We won’t… bow. We seem to be unable to acknowledge—really acknowledge—that there is a God in heaven above us and that we are not the unfettered masters of the universe. That which is the most obvious fact of life, that we are very small creatures and that the reality surrounding us is very big and not in our control, that there is a world of moral principle and virtue that we do not devise and to which we owe obedience—obvious facts that everyone besides King Canute and a few other assorted lunatics have known and known well for all human history elude us today as if they were precious arcane bits of lore.
We won’t bow. And God came to us, comes to us really, in every Eucharist, to teach us how to bow. Jesus bowed down to wash his disciples feet; the same Jesus in the Eucharist and in the confessional bows down to wash us, revive us, feed us, heal us.
Humility is this nameless grace, this hidden virtue, this reality of bowing deep in our soul before God. It is very mysterious—even to talk about humility somehow alters it, adulterates it. Like Job in the face of God’s awesome self-revelation, one is inclined to say ‘I have spoken once; I will not speak again’ (Jb 40:5).
A nameless grace, a hidden virtue… but I fear that if we do not learn to bow, we may break.

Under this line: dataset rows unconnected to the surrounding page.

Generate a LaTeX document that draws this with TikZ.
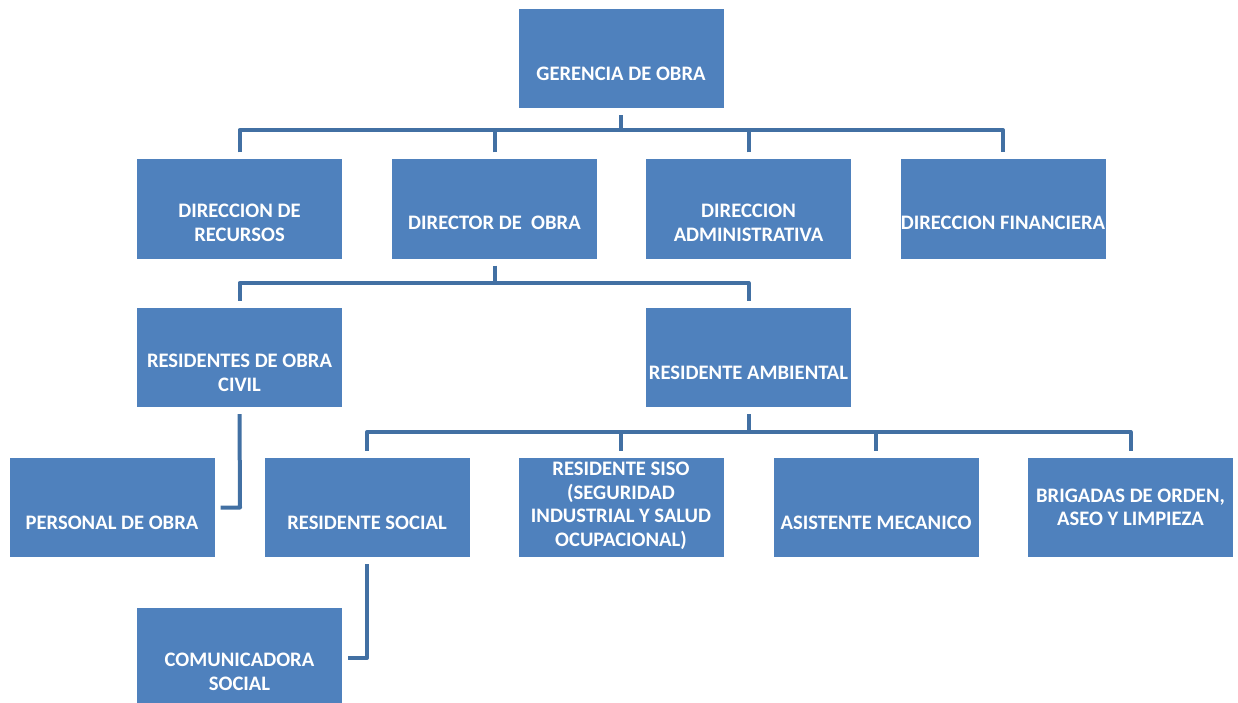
\documentclass[tikz,border=0pt]{standalone}
\usepackage{fontspec}
\setmainfont{Carlito}
\usetikzlibrary{calc}
\definecolor{boxblue}{RGB}{79,129,189}
\definecolor{linkblue}{RGB}{66,112,163}
\tikzset{
  box/.style={rectangle, fill=boxblue, draw=none, minimum width=205pt, minimum height=99pt, inner sep=0pt},
  txt/.style={text=white, font=\bfseries\fontsize{20.6}{23.6}\selectfont, align=center, inner sep=0pt},
  conn/.style={draw=linkblue, line width=4pt, line join=round}
}
\begin{document}
\begin{tikzpicture}[x=1pt,y=-1pt]
\useasboundingbox (0,0) rectangle (1238,703);
% boxes
\node[box] (g) at (621,58.5) {};
\node[box] (dr) at (239.5,209) {};
\node[box] (do) at (494.5,209) {};
\node[box] (da) at (748.5,209) {};
\node[box] (df) at (1003,209) {};
\node[box] (rc) at (239.5,357.5) {};
\node[box] (ra) at (748.5,357.5) {};
\node[box] (po) at (112,507.5) {};
\node[box] (rs) at (367,507.5) {};
\node[box] (ss) at (621,507.5) {};
\node[box] (am) at (876,507.5) {};
\node[box] (bo) at (1130.5,507.5) {};
\node[box] (cs) at (239.5,657.5) {};
% texts
\node[txt] (gT) at (621,73.5) {GERENCIA DE OBRA};
\node[txt] (drT) at (239.5,223) {DIRECCION DE\\RECURSOS};
\node[txt] (doT) at (494.5,222.5) {DIRECTOR DE \ OBRA};
\node[txt] (daT) at (748.5,223) {DIRECCION\\ADMINISTRATIVA};
\node[txt] (dfT) at (1003,222.5) {DIRECCION FINANCIERA};
\node[txt] (rcT) at (239.5,373) {RESIDENTES DE OBRA\\CIVIL};
\node[txt] (raT) at (748.5,372.5) {RESIDENTE AMBIENTAL};
\node[txt] (poT) at (112,522.5) {PERSONAL DE OBRA};
\node[txt] (rsT) at (367,522.5) {RESIDENTE SOCIAL};
\node[txt] (ssT) at (621,506) {RESIDENTE SISO\\(SEGURIDAD\\INDUSTRIAL Y SALUD\\OCUPACIONAL)};
\node[txt] (amT) at (876,522.5) {ASISTENTE MECANICO};
\node[txt] (boT) at (1130.5,507.5) {BRIGADAS DE ORDEN,\\ASEO Y LIMPIEZA};
\node[txt] (csT) at (239.5,672) {COMUNICADORA\\SOCIAL};
% buses
\coordinate (b1) at (621,130);
\coordinate (b2) at (494.5,283);
\coordinate (b3) at (748.5,432);
% level 1
\draw[conn] ($(g.south)+(0,7)$) -- (b1);
\draw[conn] ($(dr.north)+(0,-7)$) -- (dr.north |- b1) -- (df.north |- b1) -- ($(df.north)+(0,-7)$);
\draw[conn] ($(do.north)+(0,-7)$) -- (do.north |- b1);
\draw[conn] ($(da.north)+(0,-7)$) -- (da.north |- b1);
% level 2
\draw[conn] ($(do.south)+(0,7)$) -- (b2);
\draw[conn] ($(rc.north)+(0,-7)$) -- (rc.north |- b2) -- (ra.north |- b2) -- ($(ra.north)+(0,-7)$);
% level 3
\draw[conn] ($(ra.south)+(0,7)$) -- (b3);
\draw[conn] ($(rs.north)+(0,-7)$) -- (rs.north |- b3) -- (bo.north |- b3) -- ($(bo.north)+(0,-7)$);
\draw[conn] ($(ss.north)+(0,-7)$) -- (ss.north |- b3);
\draw[conn] ($(am.north)+(0,-7)$) -- (am.north |- b3);
% side links
\coordinate (c1) at (240,507.5);
\draw[conn] ($(rc.south)+(0,7)$) -- (c1) -- ($(po.east |- c1)+(6,0)$);
\coordinate (c2) at (367,658);
\draw[conn] ($(rs.south)+(0,7)$) -- (c2) -- ($(cs.east |- c2)+(6,0)$);
\end{tikzpicture}
\end{document}
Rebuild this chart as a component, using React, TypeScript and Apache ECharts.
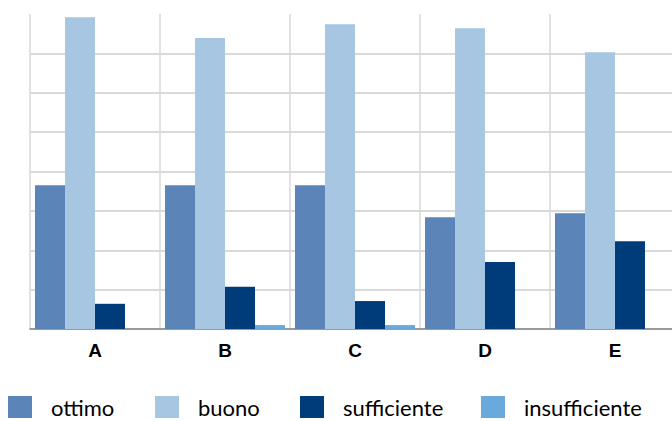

Hybris is the tragic flaw in the Greek dramas that lays low the great heroes. It will be—already is—our tragic flaw, too.
We who are Christians need to delve into this nameless grace, this hidden virtue. Perhaps we need to model it for the world. Perhaps we need to bow down to wash the feet of our brothers and sisters, as God has washed our feet, so that people can see the beauty of humility again. That is where we find God, and that is where we show God to the world which so badly needs Him, and (most of the time) doesn’t know it.